▶ Directions for this task:
Would you print the records below from the first line through the line containing "Arial, Helvetica, sans-serif';", skipping the pictures?

Records excerpted from a collection
--------------------

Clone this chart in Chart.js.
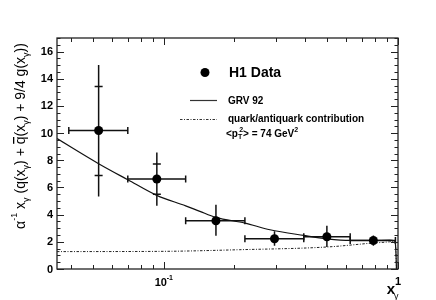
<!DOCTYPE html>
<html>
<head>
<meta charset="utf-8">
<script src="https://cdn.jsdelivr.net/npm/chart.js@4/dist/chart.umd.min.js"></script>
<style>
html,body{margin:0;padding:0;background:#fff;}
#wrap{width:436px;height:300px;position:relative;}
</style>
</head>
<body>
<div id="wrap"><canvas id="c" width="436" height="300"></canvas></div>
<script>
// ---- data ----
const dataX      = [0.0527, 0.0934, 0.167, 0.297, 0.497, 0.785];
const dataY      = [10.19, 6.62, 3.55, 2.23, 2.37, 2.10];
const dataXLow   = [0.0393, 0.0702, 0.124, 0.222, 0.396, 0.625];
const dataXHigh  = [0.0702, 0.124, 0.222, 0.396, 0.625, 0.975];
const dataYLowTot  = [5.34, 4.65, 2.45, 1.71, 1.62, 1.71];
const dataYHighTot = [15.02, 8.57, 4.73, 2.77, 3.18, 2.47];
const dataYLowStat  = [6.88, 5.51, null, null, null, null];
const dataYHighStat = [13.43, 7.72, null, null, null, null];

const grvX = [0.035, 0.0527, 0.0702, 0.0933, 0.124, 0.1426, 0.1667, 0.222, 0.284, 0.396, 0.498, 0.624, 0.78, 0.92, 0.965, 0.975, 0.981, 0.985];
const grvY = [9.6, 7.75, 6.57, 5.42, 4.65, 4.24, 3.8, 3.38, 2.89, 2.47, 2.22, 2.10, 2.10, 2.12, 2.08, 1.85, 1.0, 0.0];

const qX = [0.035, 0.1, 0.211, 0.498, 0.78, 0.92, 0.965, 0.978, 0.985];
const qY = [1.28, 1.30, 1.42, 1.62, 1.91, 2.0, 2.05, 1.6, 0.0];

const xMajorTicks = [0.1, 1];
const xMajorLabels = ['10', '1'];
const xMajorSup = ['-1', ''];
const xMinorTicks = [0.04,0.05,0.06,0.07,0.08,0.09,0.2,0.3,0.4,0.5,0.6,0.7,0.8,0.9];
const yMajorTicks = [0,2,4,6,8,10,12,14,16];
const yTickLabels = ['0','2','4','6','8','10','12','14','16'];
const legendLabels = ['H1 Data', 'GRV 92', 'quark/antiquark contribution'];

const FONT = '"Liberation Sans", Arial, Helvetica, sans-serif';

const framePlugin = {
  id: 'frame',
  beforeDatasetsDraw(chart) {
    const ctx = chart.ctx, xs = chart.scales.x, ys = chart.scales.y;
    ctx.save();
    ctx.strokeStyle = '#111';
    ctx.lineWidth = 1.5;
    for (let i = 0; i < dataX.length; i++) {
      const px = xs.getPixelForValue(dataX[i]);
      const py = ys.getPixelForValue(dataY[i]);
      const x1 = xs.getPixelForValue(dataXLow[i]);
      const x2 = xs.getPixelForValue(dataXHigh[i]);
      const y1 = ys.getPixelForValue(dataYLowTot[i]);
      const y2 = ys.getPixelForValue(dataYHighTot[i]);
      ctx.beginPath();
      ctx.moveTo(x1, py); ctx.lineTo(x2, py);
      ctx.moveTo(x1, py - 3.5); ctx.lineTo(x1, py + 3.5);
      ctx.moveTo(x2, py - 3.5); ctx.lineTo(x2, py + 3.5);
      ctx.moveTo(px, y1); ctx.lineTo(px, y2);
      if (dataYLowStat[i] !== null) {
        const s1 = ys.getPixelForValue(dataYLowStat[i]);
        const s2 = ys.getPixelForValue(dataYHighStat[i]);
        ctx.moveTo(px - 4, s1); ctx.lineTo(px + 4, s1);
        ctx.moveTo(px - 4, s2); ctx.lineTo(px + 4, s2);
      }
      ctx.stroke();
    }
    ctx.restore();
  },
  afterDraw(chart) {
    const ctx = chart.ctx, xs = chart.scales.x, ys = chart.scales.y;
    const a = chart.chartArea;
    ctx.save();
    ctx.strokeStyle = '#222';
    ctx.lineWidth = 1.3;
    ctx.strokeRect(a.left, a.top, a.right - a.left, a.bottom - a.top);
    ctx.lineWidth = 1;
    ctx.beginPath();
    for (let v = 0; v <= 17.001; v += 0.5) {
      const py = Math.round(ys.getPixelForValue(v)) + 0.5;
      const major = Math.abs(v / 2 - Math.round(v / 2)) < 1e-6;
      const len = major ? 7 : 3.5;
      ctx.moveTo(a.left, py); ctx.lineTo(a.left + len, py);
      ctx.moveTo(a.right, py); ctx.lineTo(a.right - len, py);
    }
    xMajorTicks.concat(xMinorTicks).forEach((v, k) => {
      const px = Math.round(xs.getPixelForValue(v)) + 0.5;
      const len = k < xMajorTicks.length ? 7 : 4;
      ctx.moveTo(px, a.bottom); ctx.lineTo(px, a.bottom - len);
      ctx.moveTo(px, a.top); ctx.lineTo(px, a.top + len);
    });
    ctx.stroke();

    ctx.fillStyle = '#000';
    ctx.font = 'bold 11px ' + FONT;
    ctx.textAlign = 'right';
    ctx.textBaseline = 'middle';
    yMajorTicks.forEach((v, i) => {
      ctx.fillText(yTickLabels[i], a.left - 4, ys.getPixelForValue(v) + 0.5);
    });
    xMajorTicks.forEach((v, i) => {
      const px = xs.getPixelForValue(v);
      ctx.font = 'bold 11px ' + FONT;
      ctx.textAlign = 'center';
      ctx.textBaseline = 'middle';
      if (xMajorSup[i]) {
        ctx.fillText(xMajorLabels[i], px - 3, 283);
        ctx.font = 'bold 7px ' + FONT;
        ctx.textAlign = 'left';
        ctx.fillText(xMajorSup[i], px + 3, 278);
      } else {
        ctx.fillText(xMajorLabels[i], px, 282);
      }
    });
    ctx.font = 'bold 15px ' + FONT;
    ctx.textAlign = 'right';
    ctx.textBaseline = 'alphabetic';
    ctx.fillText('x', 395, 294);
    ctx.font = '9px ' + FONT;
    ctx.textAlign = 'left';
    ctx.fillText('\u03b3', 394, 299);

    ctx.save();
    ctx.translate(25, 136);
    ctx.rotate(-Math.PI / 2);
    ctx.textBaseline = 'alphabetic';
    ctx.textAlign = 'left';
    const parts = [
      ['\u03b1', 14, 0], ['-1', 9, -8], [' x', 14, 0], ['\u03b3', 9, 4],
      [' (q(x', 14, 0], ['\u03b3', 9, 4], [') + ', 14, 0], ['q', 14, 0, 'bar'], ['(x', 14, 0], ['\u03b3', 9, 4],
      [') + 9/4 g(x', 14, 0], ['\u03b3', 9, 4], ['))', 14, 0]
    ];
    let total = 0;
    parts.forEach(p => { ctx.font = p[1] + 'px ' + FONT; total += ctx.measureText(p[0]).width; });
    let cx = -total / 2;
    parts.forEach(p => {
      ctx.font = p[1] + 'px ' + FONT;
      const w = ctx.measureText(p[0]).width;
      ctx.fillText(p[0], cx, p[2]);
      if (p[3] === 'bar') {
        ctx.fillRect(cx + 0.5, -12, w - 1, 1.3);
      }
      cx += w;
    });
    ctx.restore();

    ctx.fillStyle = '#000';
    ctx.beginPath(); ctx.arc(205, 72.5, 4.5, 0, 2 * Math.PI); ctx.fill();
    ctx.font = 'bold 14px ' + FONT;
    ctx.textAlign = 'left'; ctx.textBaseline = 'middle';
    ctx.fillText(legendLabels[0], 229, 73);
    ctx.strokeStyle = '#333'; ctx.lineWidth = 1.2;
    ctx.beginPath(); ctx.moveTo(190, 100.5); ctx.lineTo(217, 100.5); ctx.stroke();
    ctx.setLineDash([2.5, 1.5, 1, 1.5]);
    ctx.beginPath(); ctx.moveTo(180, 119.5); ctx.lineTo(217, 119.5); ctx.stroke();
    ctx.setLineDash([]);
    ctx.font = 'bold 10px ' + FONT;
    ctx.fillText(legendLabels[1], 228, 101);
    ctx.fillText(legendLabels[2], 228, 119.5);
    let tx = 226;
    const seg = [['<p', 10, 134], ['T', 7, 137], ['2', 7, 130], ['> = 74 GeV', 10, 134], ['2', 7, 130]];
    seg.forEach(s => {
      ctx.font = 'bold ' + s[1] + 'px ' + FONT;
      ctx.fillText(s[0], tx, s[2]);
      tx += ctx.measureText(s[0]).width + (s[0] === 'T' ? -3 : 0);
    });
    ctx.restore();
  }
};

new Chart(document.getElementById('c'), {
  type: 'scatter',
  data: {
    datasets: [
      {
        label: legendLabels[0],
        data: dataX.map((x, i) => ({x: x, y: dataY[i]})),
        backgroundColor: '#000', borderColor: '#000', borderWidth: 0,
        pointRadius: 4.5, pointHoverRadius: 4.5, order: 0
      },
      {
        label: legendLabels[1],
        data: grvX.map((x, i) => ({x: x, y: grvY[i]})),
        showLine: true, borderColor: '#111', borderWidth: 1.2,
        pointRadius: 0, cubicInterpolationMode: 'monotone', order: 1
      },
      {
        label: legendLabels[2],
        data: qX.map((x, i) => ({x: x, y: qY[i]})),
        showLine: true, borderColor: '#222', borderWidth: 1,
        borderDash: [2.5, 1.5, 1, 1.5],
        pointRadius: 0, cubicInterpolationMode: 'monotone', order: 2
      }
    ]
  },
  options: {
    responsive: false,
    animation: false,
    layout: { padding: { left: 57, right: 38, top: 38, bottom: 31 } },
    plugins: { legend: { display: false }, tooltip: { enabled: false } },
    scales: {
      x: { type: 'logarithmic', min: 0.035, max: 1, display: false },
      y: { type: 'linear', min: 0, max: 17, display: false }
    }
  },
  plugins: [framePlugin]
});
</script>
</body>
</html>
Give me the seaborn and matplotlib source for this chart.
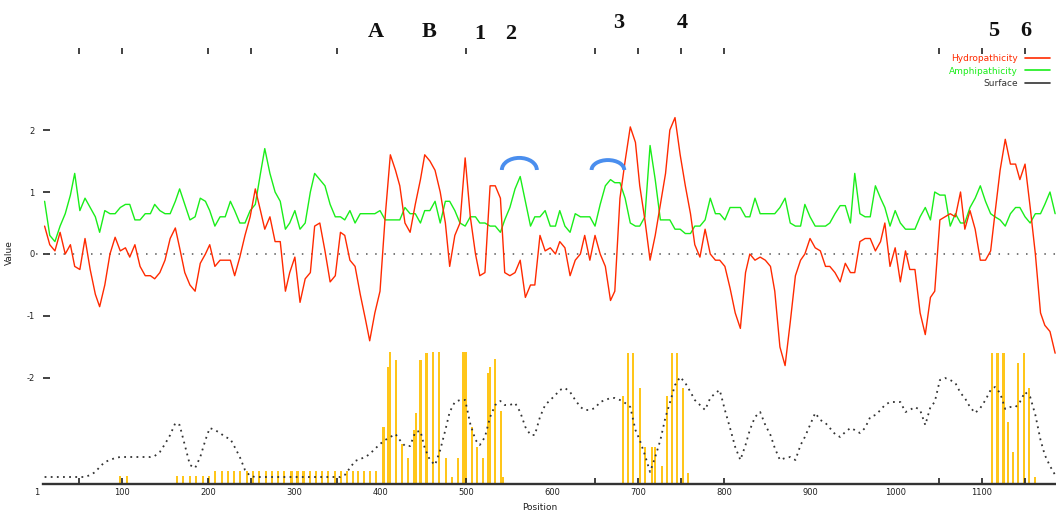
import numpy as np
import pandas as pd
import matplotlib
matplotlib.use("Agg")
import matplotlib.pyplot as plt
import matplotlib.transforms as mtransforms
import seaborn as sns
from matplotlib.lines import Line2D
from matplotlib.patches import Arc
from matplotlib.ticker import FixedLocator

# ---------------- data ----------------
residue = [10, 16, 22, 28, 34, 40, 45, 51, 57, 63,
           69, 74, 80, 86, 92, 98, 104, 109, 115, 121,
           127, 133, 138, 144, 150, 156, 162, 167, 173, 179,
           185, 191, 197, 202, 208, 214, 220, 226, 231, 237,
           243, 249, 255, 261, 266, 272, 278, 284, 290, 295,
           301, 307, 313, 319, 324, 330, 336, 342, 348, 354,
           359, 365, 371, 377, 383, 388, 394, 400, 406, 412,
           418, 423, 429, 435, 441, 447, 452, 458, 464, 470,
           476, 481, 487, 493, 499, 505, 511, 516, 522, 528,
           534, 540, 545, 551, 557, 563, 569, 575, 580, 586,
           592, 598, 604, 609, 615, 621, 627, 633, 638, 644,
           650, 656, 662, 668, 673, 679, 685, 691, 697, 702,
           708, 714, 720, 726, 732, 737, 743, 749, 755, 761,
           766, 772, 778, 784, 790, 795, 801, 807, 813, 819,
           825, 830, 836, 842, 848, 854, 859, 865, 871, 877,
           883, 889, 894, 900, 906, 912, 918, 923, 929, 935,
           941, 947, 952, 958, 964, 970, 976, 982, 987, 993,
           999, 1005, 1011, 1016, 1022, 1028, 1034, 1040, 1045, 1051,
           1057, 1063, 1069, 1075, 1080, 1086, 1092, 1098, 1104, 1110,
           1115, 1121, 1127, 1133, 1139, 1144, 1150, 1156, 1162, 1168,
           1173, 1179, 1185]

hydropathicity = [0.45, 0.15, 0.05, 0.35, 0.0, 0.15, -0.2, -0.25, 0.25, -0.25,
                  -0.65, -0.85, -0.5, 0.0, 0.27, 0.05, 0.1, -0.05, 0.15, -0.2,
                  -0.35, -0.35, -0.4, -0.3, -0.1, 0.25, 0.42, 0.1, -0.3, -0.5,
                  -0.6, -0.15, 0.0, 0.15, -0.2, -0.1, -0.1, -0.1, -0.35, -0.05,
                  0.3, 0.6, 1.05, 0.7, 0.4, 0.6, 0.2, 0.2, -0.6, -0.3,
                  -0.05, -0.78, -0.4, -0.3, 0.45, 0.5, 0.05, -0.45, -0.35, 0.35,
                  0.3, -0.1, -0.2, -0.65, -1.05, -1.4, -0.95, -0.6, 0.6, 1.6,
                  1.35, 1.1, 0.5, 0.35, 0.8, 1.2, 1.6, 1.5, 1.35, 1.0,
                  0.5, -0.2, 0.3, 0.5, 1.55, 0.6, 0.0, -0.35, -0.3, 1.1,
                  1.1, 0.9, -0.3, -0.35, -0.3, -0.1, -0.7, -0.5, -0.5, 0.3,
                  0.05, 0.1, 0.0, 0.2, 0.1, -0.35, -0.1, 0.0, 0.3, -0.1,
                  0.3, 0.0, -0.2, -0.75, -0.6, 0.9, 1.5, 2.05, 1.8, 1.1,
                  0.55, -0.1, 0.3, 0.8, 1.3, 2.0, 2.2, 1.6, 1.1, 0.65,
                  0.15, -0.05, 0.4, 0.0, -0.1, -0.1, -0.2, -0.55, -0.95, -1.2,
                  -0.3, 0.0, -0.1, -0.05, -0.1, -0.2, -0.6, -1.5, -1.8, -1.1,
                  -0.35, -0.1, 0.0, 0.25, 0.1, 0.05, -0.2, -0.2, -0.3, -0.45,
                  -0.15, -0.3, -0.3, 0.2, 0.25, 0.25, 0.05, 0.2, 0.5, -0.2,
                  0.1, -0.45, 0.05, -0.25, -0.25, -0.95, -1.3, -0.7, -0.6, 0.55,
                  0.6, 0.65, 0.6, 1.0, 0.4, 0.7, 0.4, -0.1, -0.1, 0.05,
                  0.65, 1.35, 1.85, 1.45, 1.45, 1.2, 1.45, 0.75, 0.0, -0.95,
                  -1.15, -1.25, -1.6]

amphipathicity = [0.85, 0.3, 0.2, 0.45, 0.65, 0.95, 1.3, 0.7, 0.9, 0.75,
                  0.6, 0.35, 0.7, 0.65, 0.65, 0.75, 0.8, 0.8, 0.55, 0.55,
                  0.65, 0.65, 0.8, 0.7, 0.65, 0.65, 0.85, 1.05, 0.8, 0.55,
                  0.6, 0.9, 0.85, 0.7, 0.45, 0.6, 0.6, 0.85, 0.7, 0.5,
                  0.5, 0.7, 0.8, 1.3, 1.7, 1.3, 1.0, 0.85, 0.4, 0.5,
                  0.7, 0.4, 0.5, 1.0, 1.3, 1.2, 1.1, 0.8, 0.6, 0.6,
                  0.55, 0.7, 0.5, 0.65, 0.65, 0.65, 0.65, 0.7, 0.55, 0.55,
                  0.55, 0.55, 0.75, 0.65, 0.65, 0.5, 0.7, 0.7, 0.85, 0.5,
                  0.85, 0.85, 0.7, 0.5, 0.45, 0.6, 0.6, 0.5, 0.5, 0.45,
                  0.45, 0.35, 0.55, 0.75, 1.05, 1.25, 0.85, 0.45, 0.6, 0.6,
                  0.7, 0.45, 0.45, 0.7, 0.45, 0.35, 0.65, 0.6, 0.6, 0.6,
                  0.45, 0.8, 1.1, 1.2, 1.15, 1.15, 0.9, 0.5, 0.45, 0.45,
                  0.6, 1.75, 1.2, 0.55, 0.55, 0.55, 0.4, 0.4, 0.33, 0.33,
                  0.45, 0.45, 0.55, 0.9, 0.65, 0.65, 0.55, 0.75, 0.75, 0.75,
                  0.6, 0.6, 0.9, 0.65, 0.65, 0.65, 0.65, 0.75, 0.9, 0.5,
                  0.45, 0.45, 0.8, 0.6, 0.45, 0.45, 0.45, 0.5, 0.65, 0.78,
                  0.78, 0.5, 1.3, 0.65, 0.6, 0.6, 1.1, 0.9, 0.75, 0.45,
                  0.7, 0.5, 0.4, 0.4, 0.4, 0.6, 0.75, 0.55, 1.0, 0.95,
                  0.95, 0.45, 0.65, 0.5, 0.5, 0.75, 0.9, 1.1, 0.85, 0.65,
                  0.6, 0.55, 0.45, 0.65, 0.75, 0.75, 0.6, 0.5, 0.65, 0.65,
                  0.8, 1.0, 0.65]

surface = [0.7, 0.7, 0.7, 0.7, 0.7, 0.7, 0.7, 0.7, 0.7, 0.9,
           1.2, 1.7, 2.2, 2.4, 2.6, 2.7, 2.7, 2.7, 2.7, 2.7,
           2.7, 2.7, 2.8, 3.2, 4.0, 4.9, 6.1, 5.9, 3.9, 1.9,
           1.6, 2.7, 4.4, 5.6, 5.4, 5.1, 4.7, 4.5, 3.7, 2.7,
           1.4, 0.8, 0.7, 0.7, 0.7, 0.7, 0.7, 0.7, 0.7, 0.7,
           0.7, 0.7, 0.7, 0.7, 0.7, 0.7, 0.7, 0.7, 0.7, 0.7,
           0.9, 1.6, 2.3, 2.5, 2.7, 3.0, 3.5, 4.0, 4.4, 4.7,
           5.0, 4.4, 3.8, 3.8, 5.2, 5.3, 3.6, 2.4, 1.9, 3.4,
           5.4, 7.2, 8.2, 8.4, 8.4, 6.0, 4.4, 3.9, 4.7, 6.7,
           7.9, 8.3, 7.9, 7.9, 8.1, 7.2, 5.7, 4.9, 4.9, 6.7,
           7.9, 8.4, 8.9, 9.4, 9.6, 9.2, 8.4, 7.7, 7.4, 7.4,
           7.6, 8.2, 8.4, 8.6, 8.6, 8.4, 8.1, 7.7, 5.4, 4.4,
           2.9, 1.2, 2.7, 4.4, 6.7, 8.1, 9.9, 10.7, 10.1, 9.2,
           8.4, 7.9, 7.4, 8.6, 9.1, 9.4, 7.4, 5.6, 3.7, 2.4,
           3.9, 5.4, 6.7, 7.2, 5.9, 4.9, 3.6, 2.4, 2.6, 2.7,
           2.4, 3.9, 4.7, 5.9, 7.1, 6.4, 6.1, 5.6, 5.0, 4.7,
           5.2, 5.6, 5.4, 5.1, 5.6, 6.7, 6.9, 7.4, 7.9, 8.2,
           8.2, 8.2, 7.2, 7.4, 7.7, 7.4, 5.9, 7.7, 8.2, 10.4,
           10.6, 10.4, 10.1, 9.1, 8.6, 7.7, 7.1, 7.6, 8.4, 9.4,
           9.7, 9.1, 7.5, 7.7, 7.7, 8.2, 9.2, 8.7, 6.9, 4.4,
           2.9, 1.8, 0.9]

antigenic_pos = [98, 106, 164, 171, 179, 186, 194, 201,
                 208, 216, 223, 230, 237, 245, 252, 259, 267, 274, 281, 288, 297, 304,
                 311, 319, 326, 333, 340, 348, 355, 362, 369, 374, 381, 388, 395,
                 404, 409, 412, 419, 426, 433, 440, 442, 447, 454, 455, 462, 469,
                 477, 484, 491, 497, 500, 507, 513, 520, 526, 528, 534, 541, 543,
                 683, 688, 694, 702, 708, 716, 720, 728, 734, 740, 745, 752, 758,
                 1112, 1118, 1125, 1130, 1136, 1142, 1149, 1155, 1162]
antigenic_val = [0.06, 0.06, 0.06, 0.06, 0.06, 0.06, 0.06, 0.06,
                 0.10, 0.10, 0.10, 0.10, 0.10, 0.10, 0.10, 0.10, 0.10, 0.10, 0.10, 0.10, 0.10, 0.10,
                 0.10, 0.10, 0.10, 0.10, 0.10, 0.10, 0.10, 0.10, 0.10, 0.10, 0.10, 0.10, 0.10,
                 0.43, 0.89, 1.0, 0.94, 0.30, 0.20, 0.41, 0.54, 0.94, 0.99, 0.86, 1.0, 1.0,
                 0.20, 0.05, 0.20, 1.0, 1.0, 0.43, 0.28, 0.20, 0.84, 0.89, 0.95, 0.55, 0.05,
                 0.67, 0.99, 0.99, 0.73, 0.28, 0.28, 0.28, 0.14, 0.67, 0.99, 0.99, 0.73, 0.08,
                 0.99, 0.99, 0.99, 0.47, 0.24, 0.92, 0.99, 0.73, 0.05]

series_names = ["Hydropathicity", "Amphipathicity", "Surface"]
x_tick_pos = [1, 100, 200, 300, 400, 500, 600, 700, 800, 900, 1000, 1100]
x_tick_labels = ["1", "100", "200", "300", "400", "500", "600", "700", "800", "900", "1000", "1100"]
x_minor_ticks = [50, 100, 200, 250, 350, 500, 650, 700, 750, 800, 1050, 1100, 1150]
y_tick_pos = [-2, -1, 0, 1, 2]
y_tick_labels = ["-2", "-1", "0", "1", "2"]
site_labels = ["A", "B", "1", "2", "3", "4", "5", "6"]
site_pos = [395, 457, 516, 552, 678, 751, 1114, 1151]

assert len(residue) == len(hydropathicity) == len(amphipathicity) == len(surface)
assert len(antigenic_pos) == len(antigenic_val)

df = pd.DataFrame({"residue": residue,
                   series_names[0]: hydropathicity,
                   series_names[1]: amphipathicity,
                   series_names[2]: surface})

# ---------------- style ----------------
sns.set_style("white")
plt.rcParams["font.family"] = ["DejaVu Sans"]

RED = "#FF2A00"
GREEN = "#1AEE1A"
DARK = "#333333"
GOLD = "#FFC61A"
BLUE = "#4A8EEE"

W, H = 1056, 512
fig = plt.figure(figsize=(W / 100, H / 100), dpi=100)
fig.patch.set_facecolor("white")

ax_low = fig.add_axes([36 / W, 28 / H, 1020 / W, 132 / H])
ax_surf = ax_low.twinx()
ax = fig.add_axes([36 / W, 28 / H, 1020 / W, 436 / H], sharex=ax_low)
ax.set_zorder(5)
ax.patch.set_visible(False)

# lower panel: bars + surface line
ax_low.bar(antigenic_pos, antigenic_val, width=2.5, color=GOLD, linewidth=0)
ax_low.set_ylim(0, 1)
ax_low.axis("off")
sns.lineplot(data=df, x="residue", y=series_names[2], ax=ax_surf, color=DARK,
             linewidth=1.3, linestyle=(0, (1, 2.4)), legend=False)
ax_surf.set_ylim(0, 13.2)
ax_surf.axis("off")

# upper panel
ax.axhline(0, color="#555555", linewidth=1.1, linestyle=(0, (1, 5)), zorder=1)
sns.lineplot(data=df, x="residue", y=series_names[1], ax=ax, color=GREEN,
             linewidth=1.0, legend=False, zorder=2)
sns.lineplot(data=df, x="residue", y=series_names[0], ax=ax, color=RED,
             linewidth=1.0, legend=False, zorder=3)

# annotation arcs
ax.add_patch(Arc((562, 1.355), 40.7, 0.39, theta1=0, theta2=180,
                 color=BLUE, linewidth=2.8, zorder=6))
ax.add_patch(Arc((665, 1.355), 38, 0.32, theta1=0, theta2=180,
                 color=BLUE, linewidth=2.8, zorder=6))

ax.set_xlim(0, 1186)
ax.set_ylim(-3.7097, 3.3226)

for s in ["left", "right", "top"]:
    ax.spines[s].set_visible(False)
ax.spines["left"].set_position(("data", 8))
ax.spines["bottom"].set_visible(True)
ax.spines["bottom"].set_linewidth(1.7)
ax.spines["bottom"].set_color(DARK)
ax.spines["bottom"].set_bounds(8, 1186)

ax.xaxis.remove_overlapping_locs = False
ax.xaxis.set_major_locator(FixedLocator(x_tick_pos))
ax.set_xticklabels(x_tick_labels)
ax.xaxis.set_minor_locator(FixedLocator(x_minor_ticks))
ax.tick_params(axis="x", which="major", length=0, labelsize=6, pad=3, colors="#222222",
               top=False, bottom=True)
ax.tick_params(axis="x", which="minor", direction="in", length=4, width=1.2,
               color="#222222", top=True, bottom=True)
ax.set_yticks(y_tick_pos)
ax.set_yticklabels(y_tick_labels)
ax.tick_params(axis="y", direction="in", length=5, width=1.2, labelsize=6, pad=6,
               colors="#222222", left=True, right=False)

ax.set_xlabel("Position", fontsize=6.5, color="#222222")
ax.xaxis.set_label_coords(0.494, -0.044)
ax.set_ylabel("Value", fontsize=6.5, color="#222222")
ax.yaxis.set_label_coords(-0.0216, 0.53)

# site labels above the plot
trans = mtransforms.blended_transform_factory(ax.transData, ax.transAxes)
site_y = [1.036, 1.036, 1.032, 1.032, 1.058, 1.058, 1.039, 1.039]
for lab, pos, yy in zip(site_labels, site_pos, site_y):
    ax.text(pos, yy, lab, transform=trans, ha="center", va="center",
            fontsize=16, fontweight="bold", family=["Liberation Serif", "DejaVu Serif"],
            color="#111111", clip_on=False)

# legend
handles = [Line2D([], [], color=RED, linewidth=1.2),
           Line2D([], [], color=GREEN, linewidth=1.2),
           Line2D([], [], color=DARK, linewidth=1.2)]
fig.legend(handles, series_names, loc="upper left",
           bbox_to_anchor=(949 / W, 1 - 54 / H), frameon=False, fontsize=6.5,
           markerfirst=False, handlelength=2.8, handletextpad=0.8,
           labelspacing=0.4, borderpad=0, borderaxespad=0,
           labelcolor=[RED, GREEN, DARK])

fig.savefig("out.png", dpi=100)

--------------------

▶ Problem solution:
Clone this chart in Chart.js.
<!DOCTYPE html>
<html>
<head>
<meta charset="utf-8">
<script src="https://cdn.jsdelivr.net/npm/chart.js@4/dist/chart.umd.min.js"></script>
<style>
html,body{margin:0;padding:0;background:#fff;}
#wrap{width:436px;height:300px;position:relative;}
</style>
</head>
<body>
<div id="wrap"><canvas id="c" width="436" height="300"></canvas></div>
<script>
// ---- data ----
const dataX      = [0.0527, 0.0934, 0.167, 0.297, 0.497, 0.785];
const dataY      = [10.19, 6.62, 3.55, 2.23, 2.37, 2.10];
const dataXLow   = [0.0393, 0.0702, 0.124, 0.222, 0.396, 0.625];
const dataXHigh  = [0.0702, 0.124, 0.222, 0.396, 0.625, 0.975];
const dataYLowTot  = [5.34, 4.65, 2.45, 1.71, 1.62, 1.71];
const dataYHighTot = [15.02, 8.57, 4.73, 2.77, 3.18, 2.47];
const dataYLowStat  = [6.88, 5.51, null, null, null, null];
const dataYHighStat = [13.43, 7.72, null, null, null, null];

const grvX = [0.035, 0.0527, 0.0702, 0.0933, 0.124, 0.1426, 0.1667, 0.222, 0.284, 0.396, 0.498, 0.624, 0.78, 0.92, 0.965, 0.975, 0.981, 0.985];
const grvY = [9.6, 7.75, 6.57, 5.42, 4.65, 4.24, 3.8, 3.38, 2.89, 2.47, 2.22, 2.10, 2.10, 2.12, 2.08, 1.85, 1.0, 0.0];

const qX = [0.035, 0.1, 0.211, 0.498, 0.78, 0.92, 0.965, 0.978, 0.985];
const qY = [1.28, 1.30, 1.42, 1.62, 1.91, 2.0, 2.05, 1.6, 0.0];

const xMajorTicks = [0.1, 1];
const xMajorLabels = ['10', '1'];
const xMajorSup = ['-1', ''];
const xMinorTicks = [0.04,0.05,0.06,0.07,0.08,0.09,0.2,0.3,0.4,0.5,0.6,0.7,0.8,0.9];
const yMajorTicks = [0,2,4,6,8,10,12,14,16];
const yTickLabels = ['0','2','4','6','8','10','12','14','16'];
const legendLabels = ['H1 Data', 'GRV 92', 'quark/antiquark contribution'];

const FONT = '"Liberation Sans", Arial, Helvetica, sans-serif';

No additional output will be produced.